Two contiguous alluvial valleys (Maria and Guadalupe sectors) of the upper Guadalentín River (SE Spain) show distinct Holocene alluvial architecture (cut-and-fill, nested and stepped fill terraces), revealing a strong control of valley morphology and bedrock barriers on sediment delivery, storage and preservation. The headwater valley (Maria sector) preserves four morphosedimentary alluvial units corresponding to two palaeogeographic stages. Morphosedimentary unit (MSU1), the most extensive, is a major depositional valley infill dominated by sand and silt texture, showing three stratigraphic sets dated 9000–8500, 5300–4800, 4000–3000 cal BP. This vertically stacked alluvial accumulation occurs upstream of a narrow bedrock channel, that limited sediment connectivity with the downstream Guadalupe sector. Between 3000 and 2350 cal BP, a 15-m deep incision on MSU1 occurred, and subsequent cut-and-fill cycles generated three alluvial terraces dated at 2350–1900 cal BP (MSU2), 1800–700 cal BP (MSU3), and post-400 years (MSU4).

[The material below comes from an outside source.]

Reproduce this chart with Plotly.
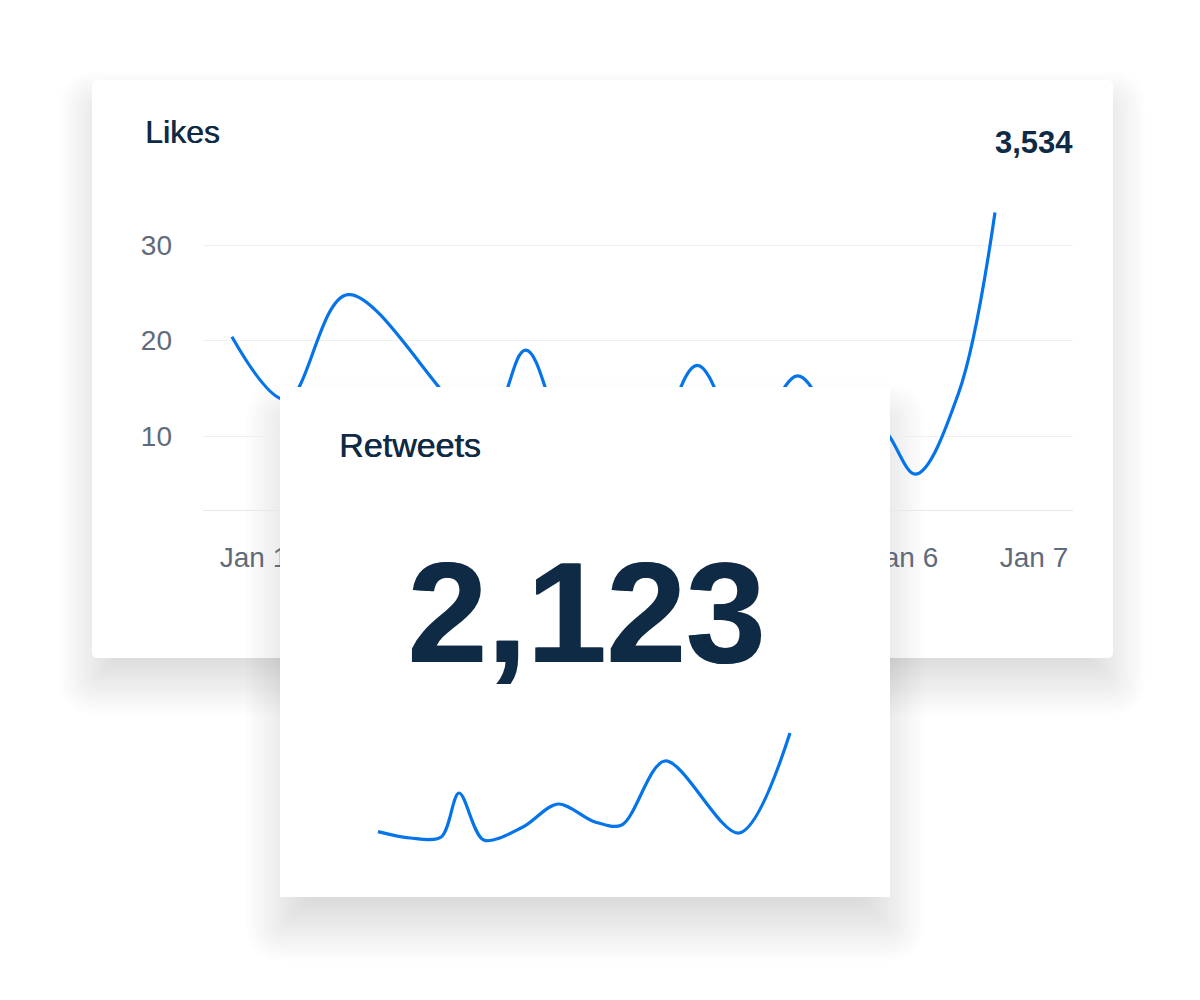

In the downstream valley (Guadalupe sector), six flights of alluvial terraces (MSUg1 to MSUg6) were formed by episodic aggradation and quasi-continuous incision, in response to baselevel changes of the lower Guadalentín River during the Holocene. Alluvial chronologies in these two contiguous valleys show out-of-phase sedimentation periods under low connectivity conditions (9–3 ka), and in-phase cut-and-fill cycles after valley re-connection (post-3.0 ka). The late Holocene alluvial activity periods also coincide with morpho-stratigraphic data from the lower Guadalentín, indicating that fluvial connectivity throughout the catchment was only completed in the late Holocene.